● **Set exercise**: Without the pictures, return exactly the lines from the one with "Rebuild this chart" through the one with "Chart.register(...registerables);". Both end lines belong in the copy.

● **Records for the exercise**:
● ● ● ● ●
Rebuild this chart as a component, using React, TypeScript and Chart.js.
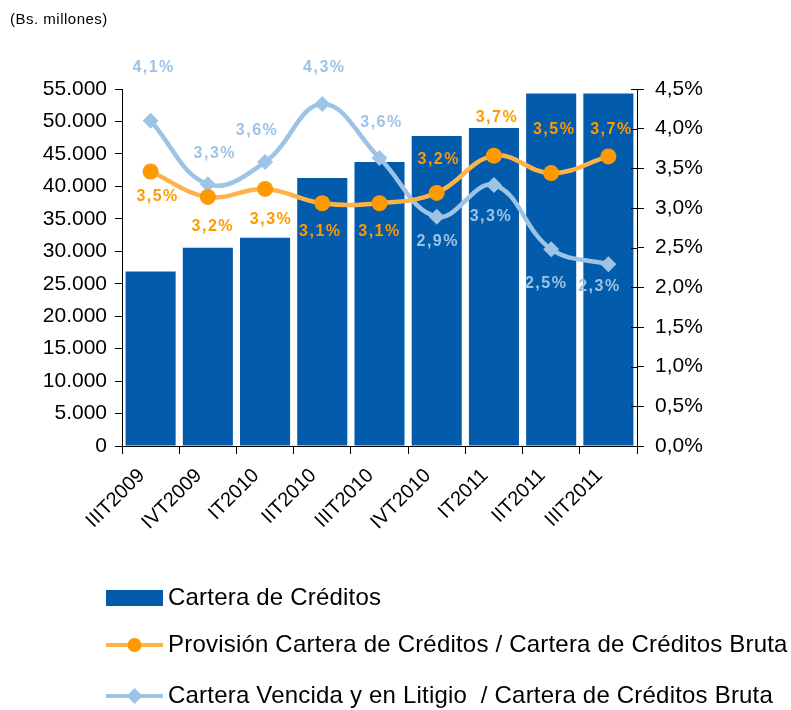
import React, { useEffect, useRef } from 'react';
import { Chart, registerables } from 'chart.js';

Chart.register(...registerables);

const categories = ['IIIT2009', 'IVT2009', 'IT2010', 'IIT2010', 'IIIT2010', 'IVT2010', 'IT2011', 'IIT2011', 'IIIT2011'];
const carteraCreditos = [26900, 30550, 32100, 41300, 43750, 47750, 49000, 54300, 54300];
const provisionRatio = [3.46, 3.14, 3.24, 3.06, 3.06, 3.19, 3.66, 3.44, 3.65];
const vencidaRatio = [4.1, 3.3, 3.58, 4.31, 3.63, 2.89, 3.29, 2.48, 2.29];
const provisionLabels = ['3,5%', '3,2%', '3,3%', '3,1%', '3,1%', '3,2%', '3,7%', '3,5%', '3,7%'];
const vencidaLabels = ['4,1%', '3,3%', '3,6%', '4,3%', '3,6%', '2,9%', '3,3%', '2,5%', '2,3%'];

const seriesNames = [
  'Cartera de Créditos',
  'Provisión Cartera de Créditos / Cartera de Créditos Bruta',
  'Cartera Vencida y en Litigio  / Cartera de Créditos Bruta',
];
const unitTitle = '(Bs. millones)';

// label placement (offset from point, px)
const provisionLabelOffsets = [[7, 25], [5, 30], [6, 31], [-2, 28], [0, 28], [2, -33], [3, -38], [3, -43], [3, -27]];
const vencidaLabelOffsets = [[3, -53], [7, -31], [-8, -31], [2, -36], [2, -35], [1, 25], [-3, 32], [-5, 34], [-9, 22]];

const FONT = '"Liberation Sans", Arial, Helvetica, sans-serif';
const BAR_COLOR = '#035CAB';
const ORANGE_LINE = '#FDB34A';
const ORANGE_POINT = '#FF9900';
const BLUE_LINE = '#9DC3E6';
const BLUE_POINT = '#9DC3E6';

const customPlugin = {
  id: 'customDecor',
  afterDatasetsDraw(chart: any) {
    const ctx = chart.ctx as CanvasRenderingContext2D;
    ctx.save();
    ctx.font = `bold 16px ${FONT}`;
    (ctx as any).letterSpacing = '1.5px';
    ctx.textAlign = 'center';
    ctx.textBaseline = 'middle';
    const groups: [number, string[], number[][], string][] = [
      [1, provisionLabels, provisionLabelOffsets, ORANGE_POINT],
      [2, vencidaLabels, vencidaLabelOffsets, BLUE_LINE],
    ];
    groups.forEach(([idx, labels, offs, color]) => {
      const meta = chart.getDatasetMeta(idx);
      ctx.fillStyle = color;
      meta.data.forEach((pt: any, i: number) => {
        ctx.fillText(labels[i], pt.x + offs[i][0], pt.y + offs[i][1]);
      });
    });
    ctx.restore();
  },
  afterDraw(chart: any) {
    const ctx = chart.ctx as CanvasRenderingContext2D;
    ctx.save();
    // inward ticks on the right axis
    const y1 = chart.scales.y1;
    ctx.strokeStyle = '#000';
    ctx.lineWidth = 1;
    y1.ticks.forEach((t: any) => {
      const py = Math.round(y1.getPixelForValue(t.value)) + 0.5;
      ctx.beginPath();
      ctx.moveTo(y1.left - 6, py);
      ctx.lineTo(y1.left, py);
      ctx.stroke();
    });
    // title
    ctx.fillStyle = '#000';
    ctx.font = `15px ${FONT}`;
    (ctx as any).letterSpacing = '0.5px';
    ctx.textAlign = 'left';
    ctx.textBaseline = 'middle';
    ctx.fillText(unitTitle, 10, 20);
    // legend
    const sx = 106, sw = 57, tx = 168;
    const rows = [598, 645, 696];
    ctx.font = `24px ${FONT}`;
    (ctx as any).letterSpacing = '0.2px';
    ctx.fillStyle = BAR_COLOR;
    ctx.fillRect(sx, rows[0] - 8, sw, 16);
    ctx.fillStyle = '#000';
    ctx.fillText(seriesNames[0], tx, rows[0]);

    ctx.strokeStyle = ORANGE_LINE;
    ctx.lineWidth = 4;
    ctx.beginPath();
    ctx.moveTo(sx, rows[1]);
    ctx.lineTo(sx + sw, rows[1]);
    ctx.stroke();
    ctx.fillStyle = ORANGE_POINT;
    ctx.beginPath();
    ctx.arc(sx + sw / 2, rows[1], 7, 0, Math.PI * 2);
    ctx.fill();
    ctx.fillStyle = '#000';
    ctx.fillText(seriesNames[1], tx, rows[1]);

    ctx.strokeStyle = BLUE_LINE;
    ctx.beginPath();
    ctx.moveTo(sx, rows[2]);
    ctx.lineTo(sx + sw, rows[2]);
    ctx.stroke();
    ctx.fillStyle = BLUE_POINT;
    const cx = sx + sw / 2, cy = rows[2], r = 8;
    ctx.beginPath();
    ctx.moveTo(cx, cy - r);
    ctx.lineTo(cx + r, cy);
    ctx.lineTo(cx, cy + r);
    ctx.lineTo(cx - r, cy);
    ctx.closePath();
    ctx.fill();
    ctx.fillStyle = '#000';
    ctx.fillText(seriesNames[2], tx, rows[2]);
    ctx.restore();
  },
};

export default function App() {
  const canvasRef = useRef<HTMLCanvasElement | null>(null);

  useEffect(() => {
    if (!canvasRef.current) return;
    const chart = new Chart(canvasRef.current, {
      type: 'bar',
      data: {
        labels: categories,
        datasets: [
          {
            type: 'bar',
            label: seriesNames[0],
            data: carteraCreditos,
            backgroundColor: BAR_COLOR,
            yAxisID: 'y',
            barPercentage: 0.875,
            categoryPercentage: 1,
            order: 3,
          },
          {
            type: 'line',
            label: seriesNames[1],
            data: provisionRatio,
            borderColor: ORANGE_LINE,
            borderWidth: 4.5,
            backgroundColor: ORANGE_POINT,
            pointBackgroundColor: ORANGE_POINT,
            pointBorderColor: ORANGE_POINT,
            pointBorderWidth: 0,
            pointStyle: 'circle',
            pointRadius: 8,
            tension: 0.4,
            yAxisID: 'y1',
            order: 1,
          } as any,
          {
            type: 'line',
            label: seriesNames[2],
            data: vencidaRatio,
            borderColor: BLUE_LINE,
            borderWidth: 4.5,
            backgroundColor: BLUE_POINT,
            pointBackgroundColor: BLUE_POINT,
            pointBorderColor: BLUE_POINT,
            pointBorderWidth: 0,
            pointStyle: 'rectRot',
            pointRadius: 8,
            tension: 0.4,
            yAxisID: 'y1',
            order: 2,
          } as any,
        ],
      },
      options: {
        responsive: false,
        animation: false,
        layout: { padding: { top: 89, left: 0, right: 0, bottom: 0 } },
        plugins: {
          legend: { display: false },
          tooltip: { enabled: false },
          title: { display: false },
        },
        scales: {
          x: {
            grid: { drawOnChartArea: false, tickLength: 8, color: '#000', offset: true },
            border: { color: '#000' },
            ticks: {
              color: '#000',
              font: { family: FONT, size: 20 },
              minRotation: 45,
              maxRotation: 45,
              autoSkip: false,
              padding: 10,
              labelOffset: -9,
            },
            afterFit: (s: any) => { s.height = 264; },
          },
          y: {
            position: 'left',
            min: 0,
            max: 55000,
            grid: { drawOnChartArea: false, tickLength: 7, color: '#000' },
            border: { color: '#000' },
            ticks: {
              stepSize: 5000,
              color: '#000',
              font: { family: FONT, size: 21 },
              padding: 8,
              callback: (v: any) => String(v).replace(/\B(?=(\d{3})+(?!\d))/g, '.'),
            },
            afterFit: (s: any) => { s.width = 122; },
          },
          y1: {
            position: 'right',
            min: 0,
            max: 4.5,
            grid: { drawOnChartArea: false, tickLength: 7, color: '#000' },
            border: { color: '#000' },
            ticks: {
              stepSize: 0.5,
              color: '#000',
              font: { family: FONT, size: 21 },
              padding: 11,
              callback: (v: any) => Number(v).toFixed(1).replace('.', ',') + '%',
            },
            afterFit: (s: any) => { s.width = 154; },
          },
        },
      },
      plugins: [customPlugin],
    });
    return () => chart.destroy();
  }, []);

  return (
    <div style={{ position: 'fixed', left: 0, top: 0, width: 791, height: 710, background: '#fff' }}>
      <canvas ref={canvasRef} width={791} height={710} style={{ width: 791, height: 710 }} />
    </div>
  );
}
● ● ● ● ●
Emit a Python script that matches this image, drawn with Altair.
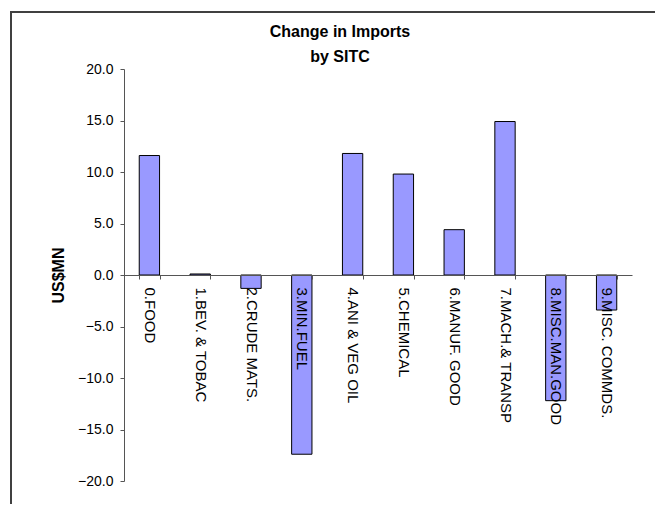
● ● ● ● ●
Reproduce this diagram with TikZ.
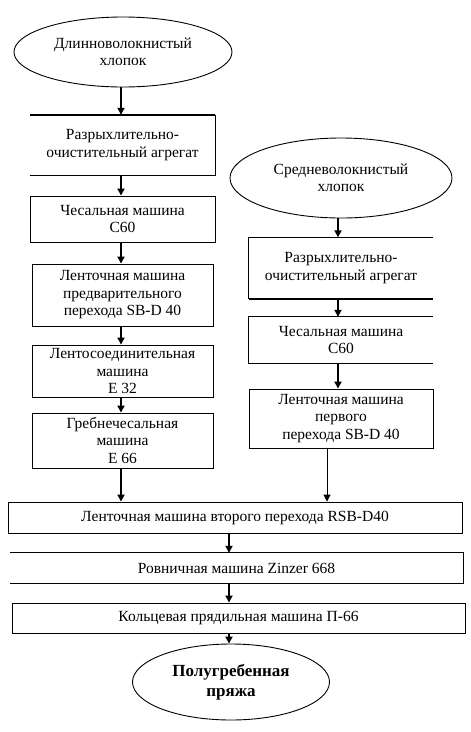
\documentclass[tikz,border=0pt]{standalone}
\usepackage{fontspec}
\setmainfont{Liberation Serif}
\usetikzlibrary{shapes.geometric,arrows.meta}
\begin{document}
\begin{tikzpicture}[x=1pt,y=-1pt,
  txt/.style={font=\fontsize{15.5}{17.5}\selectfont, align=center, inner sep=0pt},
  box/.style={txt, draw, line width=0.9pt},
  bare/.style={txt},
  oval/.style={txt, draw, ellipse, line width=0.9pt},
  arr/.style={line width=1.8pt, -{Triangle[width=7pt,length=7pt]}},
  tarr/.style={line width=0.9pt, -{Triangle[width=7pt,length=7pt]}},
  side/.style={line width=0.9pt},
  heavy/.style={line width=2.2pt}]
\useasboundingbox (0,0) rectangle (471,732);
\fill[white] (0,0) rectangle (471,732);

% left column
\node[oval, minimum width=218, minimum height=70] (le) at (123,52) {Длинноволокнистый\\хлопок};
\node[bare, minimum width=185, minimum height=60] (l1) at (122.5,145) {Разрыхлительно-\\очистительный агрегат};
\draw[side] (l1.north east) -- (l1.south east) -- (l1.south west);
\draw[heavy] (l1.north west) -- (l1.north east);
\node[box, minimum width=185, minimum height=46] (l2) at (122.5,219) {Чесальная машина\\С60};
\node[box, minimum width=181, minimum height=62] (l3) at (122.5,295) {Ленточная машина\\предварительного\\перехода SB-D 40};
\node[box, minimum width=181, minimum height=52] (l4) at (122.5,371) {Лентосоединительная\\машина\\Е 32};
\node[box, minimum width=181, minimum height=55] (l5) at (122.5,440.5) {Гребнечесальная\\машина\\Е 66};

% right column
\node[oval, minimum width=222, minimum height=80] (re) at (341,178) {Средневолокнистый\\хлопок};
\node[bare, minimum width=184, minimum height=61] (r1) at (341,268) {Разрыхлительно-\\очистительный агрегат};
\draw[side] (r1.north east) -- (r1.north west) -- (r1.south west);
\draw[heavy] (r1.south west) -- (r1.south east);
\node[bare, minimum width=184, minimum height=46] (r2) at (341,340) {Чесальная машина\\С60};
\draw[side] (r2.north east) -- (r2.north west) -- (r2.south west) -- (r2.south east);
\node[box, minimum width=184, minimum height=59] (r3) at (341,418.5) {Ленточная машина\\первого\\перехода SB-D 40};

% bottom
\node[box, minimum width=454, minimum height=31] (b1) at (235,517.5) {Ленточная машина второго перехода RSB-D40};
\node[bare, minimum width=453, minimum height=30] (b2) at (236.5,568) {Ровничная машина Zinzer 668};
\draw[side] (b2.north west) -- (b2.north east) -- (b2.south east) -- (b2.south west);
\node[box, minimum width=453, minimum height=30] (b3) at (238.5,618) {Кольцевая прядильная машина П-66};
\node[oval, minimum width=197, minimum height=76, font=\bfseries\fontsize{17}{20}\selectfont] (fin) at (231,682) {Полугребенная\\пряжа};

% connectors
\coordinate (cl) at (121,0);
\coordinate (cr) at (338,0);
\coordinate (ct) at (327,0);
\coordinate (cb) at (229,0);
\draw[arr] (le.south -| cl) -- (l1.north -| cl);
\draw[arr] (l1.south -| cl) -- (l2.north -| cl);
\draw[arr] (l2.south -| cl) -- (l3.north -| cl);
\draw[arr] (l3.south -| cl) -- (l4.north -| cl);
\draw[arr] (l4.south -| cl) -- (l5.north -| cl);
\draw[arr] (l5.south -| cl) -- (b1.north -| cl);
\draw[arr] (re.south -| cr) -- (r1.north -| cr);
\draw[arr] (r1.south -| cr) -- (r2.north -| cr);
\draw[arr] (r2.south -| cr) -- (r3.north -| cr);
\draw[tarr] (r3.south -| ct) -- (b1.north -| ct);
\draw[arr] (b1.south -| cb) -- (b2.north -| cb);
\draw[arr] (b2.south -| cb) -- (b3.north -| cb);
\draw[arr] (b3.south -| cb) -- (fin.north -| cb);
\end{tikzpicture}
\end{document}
● ● ● ● ●
● **Exercise answer**:
Rebuild this chart as a component, using React, TypeScript and Chart.js.
import React, { useEffect, useRef } from 'react';
import { Chart, registerables } from 'chart.js';

Chart.register(...registerables);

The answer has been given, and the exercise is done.